It's about nothing more or less than pure finances. 

WeWork has to go public as soon as possible before it runs into a problem raising growth capital, which it particularly relies on for its business model. 

In short, Tiernan Ray, tech columnist for TheStreet, described the company's situation in a recent article in which he quoted Pierre Ferragu, an analyst with New Street Research. WeWork needs to raise public equity as soon as possible so it has the cash it needs to secure a line of credit from lenders. It needs that line of credit so it has the money needed to buy leases to get new tenants as it leases out properties for a long period of time. Without that long-term funding, WeWork doesn't have a stable business model. 

TheStreet's Tech Editor Nelson Wang noted that its "access to a $6 billion line of credit is contingent upon them successfully IPO-ing and raising at least $3 billion in cash because of the IPO, so their business model is very cash intensive." He added, "In order for them to expand as rapidly as they have in the past, they need that access to capital."
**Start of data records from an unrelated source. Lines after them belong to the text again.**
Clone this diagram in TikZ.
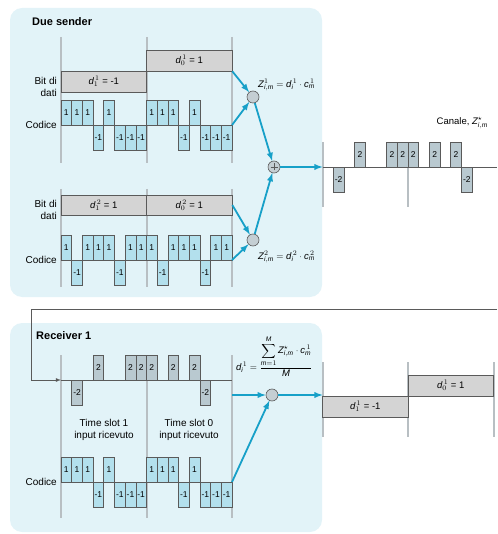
\documentclass[tikz,border=0pt]{standalone}
\usepackage{fontspec}
\setmainfont{Liberation Sans}
\usetikzlibrary{arrows}

\definecolor{panelbg}{HTML}{E2F3F8}
\definecolor{codefill}{HTML}{B3E0ED}
\definecolor{chanfill}{HTML}{B9C9D0}
\definecolor{datafill}{HTML}{D4D4D4}
\definecolor{edgegray}{HTML}{5A5A5A}
\definecolor{guidegray}{HTML}{B8BFC3}
\definecolor{flowblue}{HTML}{17A0C8}
\definecolor{mixfill}{HTML}{C4CED3}

\newcommand\mvar[1]{\mathit{#1}}
\def\cw{10.6875}

\begin{document}
\begin{tikzpicture}[x=1pt,y=-1pt,
  panel/.style={fill=panelbg,draw=none,rounded corners=12pt},
  guide/.style={draw=guidegray,line width=2pt},
  axis/.style={draw=edgegray,line width=0.8pt},
  codebar/.style={fill=codefill,draw=edgegray,line width=0.6pt},
  chanbar/.style={fill=chanfill,draw=edgegray,line width=0.6pt},
  chipnum/.style={font=\fontsize{8.5}{9}\selectfont,inner sep=0pt},
  databox/.style={fill=datafill,draw=edgegray,line width=0.6pt,minimum width=85.5pt,minimum height=21pt,inner sep=0pt,font=\fontsize{9.5}{11}\selectfont},
  rowlabel/.style={anchor=east,align=right,inner sep=0pt,font=\fontsize{10}{11.5}\selectfont},
  title/.style={anchor=west,inner sep=0pt,font=\fontsize{11}{13}\bfseries\selectfont},
  mixer/.style={circle,fill=mixfill,draw=edgegray,line width=0.6pt,minimum size=12pt,inner sep=0pt},
  flow/.style={draw=flowblue,line width=1.8pt,-latex},
  formula/.style={inner sep=0pt,font=\fontsize{9.5}{10}\selectfont}]
\useasboundingbox (0,0) rectangle (497,534);

%panels
\fill[panel] (10,8) rectangle (322,297);
\fill[panel] (10,323) rectangle (322,532);
\node[title] (sendtitle) at (32,22) {Due sender};
\node[title] (rxtitle) at (36,336) {Receiver 1};

%guide lines
\foreach \x in {61,146.5,232} {
  \draw[guide] (\x,37) -- (\x,163);
  \draw[guide] (\x,189) -- (\x,287);
  \draw[guide] (\x,355) -- (\x,518);
}
\foreach \x in {322.5,408} \draw[guide] (\x,142) -- (\x,207);
\foreach \x in {322.5,408,493.5} \draw[guide] (\x,362) -- (\x,437);

%sender 1: data bits and code
\node[rowlabel] (bits1) at (57,87) {Bit di\\dati};
\node[rowlabel] (code1) at (57,125) {Codice};
\node[databox] (d11) at (103.75,81.5) {$\mvar{d}^{\,1}_{1}$ = -1};
\node[databox] (d01) at (189.25,60.5) {$\mvar{d}^{\,1}_{0}$ = 1};
\draw[axis] (61,125) -- (232,125);
\foreach \v [count=\i from 0] in {1,1,1,-1,1,-1,-1,-1,1,1,1,-1,1,-1,-1,-1} {
  \filldraw[codebar] ({61+\i*\cw},125) rectangle ++(\cw,{-\v*25});
  \node[chipnum] at ({61+(\i+0.5)*\cw},{125-\v*12.5}) {\v};
}
\coordinate (c1end) at (232,125);

%sender 2: data bits and code
\node[rowlabel] (bits2) at (57,210) {Bit di\\dati};
\node[rowlabel] (code2) at (57,260) {Codice};
\node[databox,minimum height=20pt] (d12) at (103.75,205) {$\mvar{d}^{\,2}_{1}$ = 1};
\node[databox,minimum height=20pt] (d02) at (189.25,205) {$\mvar{d}^{\,2}_{0}$ = 1};
\draw[axis] (61,260) -- (232,260);
\foreach \v [count=\i from 0] in {1,-1,1,1,1,-1,1,1,1,-1,1,1,1,-1,1,1} {
  \filldraw[codebar] ({61+\i*\cw},260) rectangle ++(\cw,{-\v*25});
  \node[chipnum] at ({61+(\i+0.5)*\cw},{260-\v*12.5}) {\v};
}
\coordinate (c2end) at (232,260);

%mixing and sum
\node[mixer] (mix1) at (253,97) {};
\node[mixer] (mix2) at (253,240) {};
\node[mixer] (add) at (274,167) {};
\draw[edgegray,line width=0.7pt] ([xshift=-3.5pt]add.center) -- ([xshift=3.5pt]add.center)
  ([yshift=-3.5pt]add.center) -- ([yshift=3.5pt]add.center);
\node[formula,anchor=west] (z1) at (258,85) {$\mvar{Z}^{1}_{\mvar{i,m}} = \mvar{d}^{\,1}_{\mvar{i}}\cdot \mvar{c}^{\,1}_{\mvar{m}}$};
\node[formula,anchor=west] (z2) at (258,257) {$\mvar{Z}^{2}_{\mvar{i,m}} = \mvar{d}^{\,2}_{\mvar{i}}\cdot \mvar{c}^{\,2}_{\mvar{m}}$};
\draw[flow] (d01.south east) -- (mix1);
\draw[flow] (c1end) -- (mix1);
\draw[flow] (d02.east) -- (mix2);
\draw[flow] (c2end) -- (mix2);
\draw[flow] (mix1) -- (add);
\draw[flow] (mix2) -- (add);
\coordinate (chin) at (322.5,167);
\draw[flow] (add) -- (chin);

%channel
\draw[axis] (322.5,167) -- (497,167);
\foreach \v [count=\i from 0] in {0,-2,0,2,0,0,2,2,2,0,2,0,2,-2,0,0} {
  \ifnum\v=0\else
  \filldraw[chanbar] ({322.5+\i*\cw},167) rectangle ++(\cw,{-\v*12.5});
  \node[chipnum] at ({322.5+(\i+0.5)*\cw},{167-\v*6.25}) {\v};
  \fi
}
\node[formula,anchor=east] (chlabel) at (488,123) {Canale, $\mvar{Z}^{\star}_{\mvar{i,m}}$};

%back to the receiver
\coordinate (wrap) at (497,309);
\coordinate (bend) at (31,309);
\coordinate (rxin) at (61,380);
\draw[edgegray,line width=0.8pt,-latex] (wrap) -- (bend) |- (rxin);

%receiver: received signal
\draw[axis] (61,380) -- (232,380);
\foreach \v [count=\i from 0] in {0,-2,0,2,0,0,2,2,2,0,2,0,2,-2,0,0} {
  \ifnum\v=0\else
  \filldraw[chanbar] ({61+\i*\cw},380) rectangle ++(\cw,{-\v*12.5});
  \node[chipnum] at ({61+(\i+0.5)*\cw},{380-\v*6.25}) {\v};
  \fi
}
\node[align=center,inner sep=0pt,font=\fontsize{10}{12}\selectfont] (slot1) at (104,430) {Time slot 1\\input ricevuto};
\node[align=center,inner sep=0pt,font=\fontsize{10}{12}\selectfont] (slot0) at (189,430) {Time slot 0\\input ricevuto};

%receiver: code
\node[rowlabel] (code3) at (57,482) {Codice};
\draw[axis] (61,482) -- (232,482);
\foreach \v [count=\i from 0] in {1,1,1,-1,1,-1,-1,-1,1,1,1,-1,1,-1,-1,-1} {
  \filldraw[codebar] ({61+\i*\cw},482) rectangle ++(\cw,{-\v*25});
  \node[chipnum] at ({61+(\i+0.5)*\cw},{482-\v*12.5}) {\v};
}
\coordinate (c3end) at (232,482);

%decoding
\node[mixer] (dec) at (272,395) {};
\coordinate (sigend) at (232,395);
\coordinate (rxout) at (322.5,395);
\node[formula,anchor=base west,font=\fontsize{9.5}{10}\selectfont] (decform) at (236,370) {$\mvar{d}^{\,1}_{\mvar{i}} = \displaystyle\frac{\displaystyle\sum_{\mvar{m}=1}^{\mvar{M}} \mvar{Z}^{\star}_{\mvar{i,m}}\cdot \mvar{c}^{\,1}_{\mvar{m}}}{\mvar{M}}$};
\draw[flow] (sigend) -- (dec);
\draw[flow] (c3end) -- (dec);
\draw[flow] (dec) -- (rxout);

%decoded bits
\node[databox] (o11) at (365.25,406.5) {$\mvar{d}^{\,1}_{1}$ = -1};
\node[databox] (o01) at (450.75,385.5) {$\mvar{d}^{\,1}_{0}$ = 1};
\end{tikzpicture}
\end{document}
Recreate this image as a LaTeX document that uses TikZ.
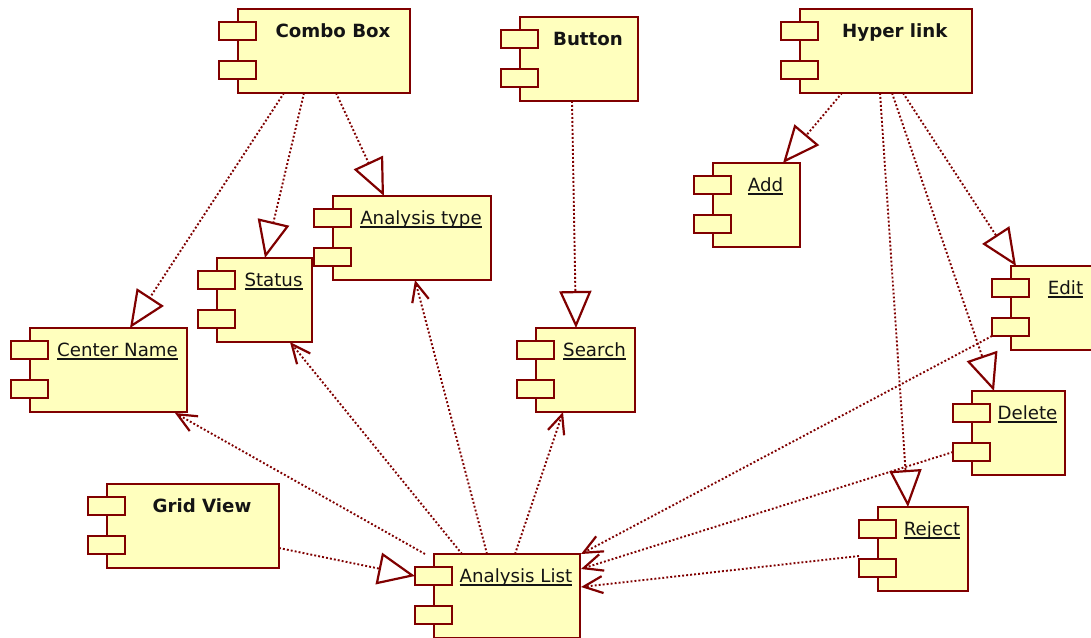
\documentclass[tikz,border=0pt]{standalone}
\usepackage{fontspec}
\setmainfont{DejaVu Sans}
\usetikzlibrary{arrows.meta,calc}
\definecolor{umlred}{RGB}{128,0,0}
\definecolor{umlfill}{RGB}{255,255,190}
\definecolor{umltext}{RGB}{20,20,20}
\newcommand\uln[1]{{\setbox0\hbox{#1}\rlap{\rule[-3.5pt]{\wd0}{1.7pt}}\box0}}
\newcommand\comp[5]{%
  \node[body, minimum width=#4pt, anchor=north west] (#1) at (#2,#3) {};
  \node[tabbox, anchor=north west] (#1-t1) at ($(#1.north west)+(-19,13)$) {};
  \node[tabbox, anchor=north west] (#1-t2) at ($(#1.north west)+(-19,52)$) {};
  \node[anchor=base, text=umltext, inner sep=0pt] (#1-l) at ($(#1.north west)!.5!(#1.north east)+(9,28)$) {#5};
}
\begin{document}
\begin{tikzpicture}[x=1pt,y=-1pt,
  font=\fontsize{18.2}{20}\selectfont,
  body/.style={rectangle, draw=umlred, fill=umlfill, line width=2.2pt, minimum height=84pt, inner sep=0pt, outer sep=0pt},
  tabbox/.style={rectangle, draw=umlred, fill=umlfill, line width=2.2pt, minimum width=37pt, minimum height=18pt, inner sep=0pt, outer sep=0pt},
  realize/.style={draw=umlred, line width=1.9pt, dash pattern=on 1.9pt off 2.1pt,
    -{Triangle[fill=white, length=37pt, width=32pt, line width=2.2pt]}},
  usedep/.style={draw=umlred, line width=1.9pt, dash pattern=on 1.9pt off 2.1pt,
    -{Straight Barb[length=19pt, width=17pt, line width=2.2pt]}}]
\useasboundingbox (0,0) rectangle (1091,637);
\clip (0,0) rectangle (1091,637);
\fill[white] (0,0) rectangle (1091,637);

\comp{cb}{238}{9}{172}{\textbf{Combo Box}}
\comp{btn}{520}{17}{118}{\textbf{Button}}
\comp{hl}{800}{9}{172}{\textbf{Hyper link}}
\comp{add}{713}{163}{87}{\uln{Add}}
\comp{at}{333}{196}{158}{\uln{Analysis type}}
\comp{st}{217}{258}{95}{\uln{Status}}
\comp{cn}{30}{328}{157}{\uln{Center Name}}
\comp{sr}{536}{328}{99}{\uln{Search}}
\comp{ed}{1011}{266}{91}{\uln{Edit}}
\comp{dl}{972}{391}{93}{\uln{Delete}}
\comp{rj}{878}{507}{90}{\uln{Reject}}
\comp{gv}{107}{484}{172}{\textbf{Grid View}}
\comp{al}{434}{554}{146}{\uln{Analysis List}}

\draw[realize] ($(cb.south west)+(46,0)$) -- ($(cn.north west)+(100,0)$);
\draw[realize] ($(cb.south west)+(66,0)$) -- ($(st.north west)+(48,0)$);
\draw[realize] ($(cb.south west)+(98,0)$) -- ($(at.north west)+(51,0)$);
\draw[realize] ($(btn.south west)+(52,0)$) -- ($(sr.north west)+(40,0)$);
\draw[realize] ($(hl.south west)+(42,0)$) -- ($(add.north west)+(70,0)$);
\draw[realize] ($(hl.south west)+(103,0)$) -- ($(ed.north west)+(5,0)$);
\draw[realize] ($(hl.south west)+(92,0)$) -- ($(dl.north west)+(22,0)$);
\draw[realize] ($(hl.south west)+(80,0)$) -- ($(rj.north west)+(30,0)$);
\draw[realize] ($(gv.south east)+(0,-20)$) -- (al-t1.west);

\draw[usedep] ($(al.north west)+(-9,0)$) -- ($(cn.south east)+(-12,1)$);
\draw[usedep] ($(al.north west)+(28,0)$) -- ($(st.south east)+(-22,0)$);
\draw[usedep] ($(al.north west)+(53,0)$) -- ($(at.south west)+(82,0)$);
\draw[usedep] ($(al.north west)+(81,0)$) -- ($(sr.south west)+(27,0)$);
\draw[usedep] (ed-t2.south west) -- ($(al.north east)+(1,0)$);
\draw[usedep] (dl-t2.west) -- ($(al.north east)+(1,15)$);
\draw[usedep] ($(rj.north west)+(-19,49)$) -- ($(al.north east)+(1,33)$);
\end{tikzpicture}
\end{document}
So what happens if WeWork fails to go public?

Ray said, "if they were not to get this IPO, and if they don't get this $6 billion line of credit that's contingent on that IPO, they have to go looking in the private markets." The amount of capital raised in a private round of financing would likely be less than that of a public round.  

Notably, Adam Neumann, WeWork founder and CEO was forced to step down as CEO. This could conceivably make an IPO more likely, as investors had indicated they preferred Neumann does not run the company.